> [Data block]
----------
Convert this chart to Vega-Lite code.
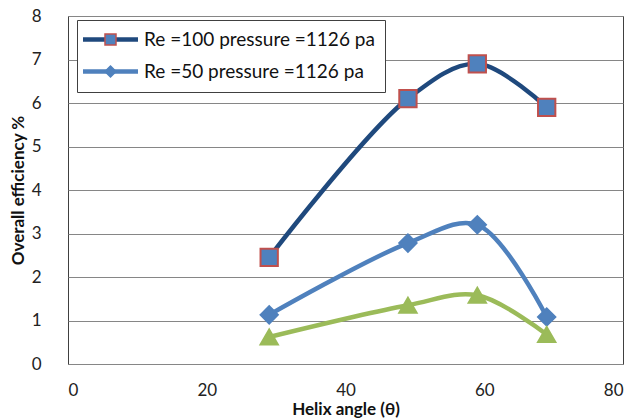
{
  "$schema": "https://vega.github.io/schema/vega-lite/v6.json",
  "autosize": "none",
  "padding": {"left": 68, "top": 16, "right": 11, "bottom": 55},
  "width": 555,
  "height": 348,
  "background": "white",
  "config": {
    "view": {"stroke": "#404040", "strokeWidth": 1},
    "font": "Lato"
  },
  "data": {
    "values": [
      {"angle": 29, "eff": 2.45, "series": "Re =100 pressure =1126 pa"},
      {"angle": 49, "eff": 6.1, "series": "Re =100 pressure =1126 pa"},
      {"angle": 59, "eff": 6.9, "series": "Re =100 pressure =1126 pa"},
      {"angle": 69, "eff": 5.9, "series": "Re =100 pressure =1126 pa"},
      {"angle": 29, "eff": 1.13, "series": "Re =50 pressure =1126 pa"},
      {"angle": 49, "eff": 2.78, "series": "Re =50 pressure =1126 pa"},
      {"angle": 59, "eff": 3.2, "series": "Re =50 pressure =1126 pa"},
      {"angle": 69, "eff": 1.08, "series": "Re =50 pressure =1126 pa"},
      {"angle": 29, "eff": 0.62, "series": "Series 3"},
      {"angle": 49, "eff": 1.35, "series": "Series 3"},
      {"angle": 59, "eff": 1.58, "series": "Series 3"},
      {"angle": 69, "eff": 0.68, "series": "Series 3"}
    ]
  },
  "encoding": {
    "x": {
      "field": "angle", "type": "quantitative",
      "scale": {"domain": [0, 80], "nice": false, "zero": false},
      "axis": {
        "values": [0, 20, 40, 60, 80], "grid": false, "ticks": false, "domain": false,
        "labelFont": "Lato", "labelFontSize": 17, "labelColor": "#222", "labelPadding": 18,
        "title": "Helix angle (θ)", "titleFont": "Lato", "titleFontSize": 17, "titleFontWeight": "bold",
        "titleColor": "#111", "titlePadding": 3
      }
    },
    "y": {
      "field": "eff", "type": "quantitative",
      "scale": {"domain": [0, 8], "nice": false},
      "axis": {
        "values": [0, 1, 2, 3, 4, 5, 6, 7, 8], "grid": true, "gridColor": "#868686", "gridWidth": 1,
        "ticks": false, "domain": false,
        "labelFont": "Lato", "labelFontSize": 17, "labelColor": "#222", "labelPadding": 27,
        "title": "Overall efficiency %", "titleFont": "Lato", "titleFontSize": 17, "titleFontWeight": "bold",
        "titleColor": "#111", "titlePadding": 4
      }
    }
  },
  "layer": [
    {
      "mark": {"type": "line", "interpolate": "catmull-rom", "strokeWidth": 4.5},
      "encoding": {
        "color": {
          "field": "series", "type": "nominal",
          "scale": {
            "domain": ["Series 3", "Re =100 pressure =1126 pa", "Re =50 pressure =1126 pa"],
            "range": ["#9BBB59", "#1F497D", "#4F81BD"]
          },
          "legend": {
            "values": ["Re =100 pressure =1126 pa", "Re =50 pressure =1126 pa"],
            "orient": "none", "legendX": 9, "legendY": 4, "title": null,
            "symbolType": "M-5,0H5", "symbolSize": 121, "symbolStrokeWidth": 4.5,
            "symbolOffset": 14, "labelOffset": 24, "labelLimit": 400,
            "labelFont": "Lato", "labelFontSize": 19, "labelColor": "#111",
            "strokeColor": "#404040", "fillColor": "white", "padding": 10, "rowPadding": 12
          }
        }
      }
    },
    {
      "mark": {"type": "point", "filled": true, "size": 300, "opacity": 1, "strokeWidth": 2},
      "encoding": {
        "shape": {
          "field": "series", "type": "nominal",
          "scale": {
            "domain": ["Re =100 pressure =1126 pa", "Re =50 pressure =1126 pa", "Series 3"],
            "range": ["square", "diamond", "triangle-up"]
          },
          "legend": {
            "values": ["Re =100 pressure =1126 pa", "Re =50 pressure =1126 pa"],
            "orient": "none", "legendX": 9, "legendY": 4, "title": null,
            "symbolSize": 121, "symbolOffset": 14, "labelOffset": 24, "labelLimit": 400,
            "labelFont": "Lato", "labelFontSize": 19, "labelColor": "transparent",
            "padding": 10, "rowPadding": 12
          }
        },
        "fill": {
          "field": "series", "type": "nominal",
          "scale": {
            "domain": ["Re =100 pressure =1126 pa", "Re =50 pressure =1126 pa", "Series 3"],
            "range": ["#4F81BD", "#4F81BD", "#9BBB59"]
          },
          "legend": {
            "values": ["Re =100 pressure =1126 pa", "Re =50 pressure =1126 pa"],
            "orient": "none", "legendX": 9, "legendY": 4, "title": null,
            "symbolSize": 121, "symbolOffset": 14, "labelOffset": 24, "labelLimit": 400,
            "labelFont": "Lato", "labelFontSize": 19, "labelColor": "transparent",
            "padding": 10, "rowPadding": 12
          }
        },
        "stroke": {
          "field": "series", "type": "nominal",
          "scale": {
            "domain": ["Re =100 pressure =1126 pa", "Re =50 pressure =1126 pa", "Series 3"],
            "range": ["#C0504D", "#4F81BD", "#9BBB59"]
          },
          "legend": {
            "values": ["Re =100 pressure =1126 pa", "Re =50 pressure =1126 pa"],
            "orient": "none", "legendX": 9, "legendY": 4, "title": null,
            "symbolSize": 121, "symbolOffset": 14, "labelOffset": 24, "labelLimit": 400,
            "labelFont": "Lato", "labelFontSize": 19, "labelColor": "transparent",
            "padding": 10, "rowPadding": 12
          }
        }
      }
    }
  ]
}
----------
> [Stated exercise]
Images in the data above are to be skipped. Retype all other material exactly.

> [Exercise answer]
Convert this chart to Vega-Lite code.
{
  "$schema": "https://vega.github.io/schema/vega-lite/v6.json",
  "autosize": "none",
  "padding": {"left": 68, "top": 16, "right": 11, "bottom": 55},
  "width": 555,
  "height": 348,
  "background": "white",
  "config": {
    "view": {"stroke": "#404040", "strokeWidth": 1},
    "font": "Lato"
  },
  "data": {
    "values": [
      {"angle": 29, "eff": 2.45, "series": "Re =100 pressure =1126 pa"},
      {"angle": 49, "eff": 6.1, "series": "Re =100 pressure =1126 pa"},
      {"angle": 59, "eff": 6.9, "series": "Re =100 pressure =1126 pa"},
      {"angle": 69, "eff": 5.9, "series": "Re =100 pressure =1126 pa"},
      {"angle": 29, "eff": 1.13, "series": "Re =50 pressure =1126 pa"},
      {"angle": 49, "eff": 2.78, "series": "Re =50 pressure =1126 pa"},
      {"angle": 59, "eff": 3.2, "series": "Re =50 pressure =1126 pa"},
      {"angle": 69, "eff": 1.08, "series": "Re =50 pressure =1126 pa"},
      {"angle": 29, "eff": 0.62, "series": "Series 3"},
      {"angle": 49, "eff": 1.35, "series": "Series 3"},
      {"angle": 59, "eff": 1.58, "series": "Series 3"},
      {"angle": 69, "eff": 0.68, "series": "Series 3"}
    ]
  },
  "encoding": {
    "x": {
      "field": "angle", "type": "quantitative",
      "scale": {"domain": [0, 80], "nice": false, "zero": false},
      "axis": {
        "values": [0, 20, 40, 60, 80], "grid": false, "ticks": false, "domain": false,
        "labelFont": "Lato", "labelFontSize": 17, "labelColor": "#222", "labelPadding": 18,
        "title": "Helix angle (θ)", "titleFont": "Lato", "titleFontSize": 17, "titleFontWeight": "bold",
        "titleColor": "#111", "titlePadding": 3
      }
    },
    "y": {
      "field": "eff", "type": "quantitative",
      "scale": {"domain": [0, 8], "nice": false},
      "axis": {
        "values": [0, 1, 2, 3, 4, 5, 6, 7, 8], "grid": true, "gridColor": "#868686", "gridWidth": 1,
        "ticks": false, "domain": false,
        "labelFont": "Lato", "labelFontSize": 17, "labelColor": "#222", "labelPadding": 27,
        "title": "Overall efficiency %", "titleFont": "Lato", "titleFontSize": 17, "titleFontWeight": "bold",
        "titleColor": "#111", "titlePadding": 4
      }
    }
  },
  "layer": [
    {
      "mark": {"type": "line", "interpolate": "catmull-rom", "strokeWidth": 4.5},
      "encoding": {
        "color": {
          "field": "series", "type": "nominal",
          "scale": {
            "domain": ["Series 3", "Re =100 pressure =1126 pa", "Re =50 pressure =1126 pa"],
            "range": ["#9BBB59", "#1F497D", "#4F81BD"]
          },
          "legend": {
            "values": ["Re =100 pressure =1126 pa", "Re =50 pressure =1126 pa"],
            "orient": "none", "legendX": 9, "legendY": 4, "title": null,
            "symbolType": "M-5,0H5", "symbolSize": 121, "symbolStrokeWidth": 4.5,
            "symbolOffset": 14, "labelOffset": 24, "labelLimit": 400,
            "labelFont": "Lato", "labelFontSize": 19, "labelColor": "#111",
            "strokeColor": "#404040", "fillColor": "white", "padding": 10, "rowPadding": 12
          }
        }
      }
    },
    {
      "mark": {"type": "point", "filled": true, "size": 300, "opacity": 1, "strokeWidth": 2},
      "encoding": {
        "shape": {
          "field": "series", "type": "nominal",
          "scale": {
            "domain": ["Re =100 pressure =1126 pa", "Re =50 pressure =1126 pa", "Series 3"],
            "range": ["square", "diamond", "triangle-up"]
          },
          "legend": {
            "values": ["Re =100 pressure =1126 pa", "Re =50 pressure =1126 pa"],
            "orient": "none", "legendX": 9, "legendY": 4, "title": null,
            "symbolSize": 121, "symbolOffset": 14, "labelOffset": 24, "labelLimit": 400,
            "labelFont": "Lato", "labelFontSize": 19, "labelColor": "transparent",
            "padding": 10, "rowPadding": 12
          }
        },
        "fill": {
          "field": "series", "type": "nominal",
          "scale": {
            "domain": ["Re =100 pressure =1126 pa", "Re =50 pressure =1126 pa", "Series 3"],
            "range": ["#4F81BD", "#4F81BD", "#9BBB59"]
          },
          "legend": {
            "values": ["Re =100 pressure =1126 pa", "Re =50 pressure =1126 pa"],
            "orient": "none", "legendX": 9, "legendY": 4, "title": null,
            "symbolSize": 121, "symbolOffset": 14, "labelOffset": 24, "labelLimit": 400,
            "labelFont": "Lato", "labelFontSize": 19, "labelColor": "transparent",
            "padding": 10, "rowPadding": 12
          }
        },
        "stroke": {
          "field": "series", "type": "nominal",
          "scale": {
            "domain": ["Re =100 pressure =1126 pa", "Re =50 pressure =1126 pa", "Series 3"],
            "range": ["#C0504D", "#4F81BD", "#9BBB59"]
          },
          "legend": {
            "values": ["Re =100 pressure =1126 pa", "Re =50 pressure =1126 pa"],
            "orient": "none", "legendX": 9, "legendY": 4, "title": null,
            "symbolSize": 121, "symbolOffset": 14, "labelOffset": 24, "labelLimit": 400,
            "labelFont": "Lato", "labelFontSize": 19, "labelColor": "transparent",
            "padding": 10, "rowPadding": 12
          }
        }
      }
    }
  ]
}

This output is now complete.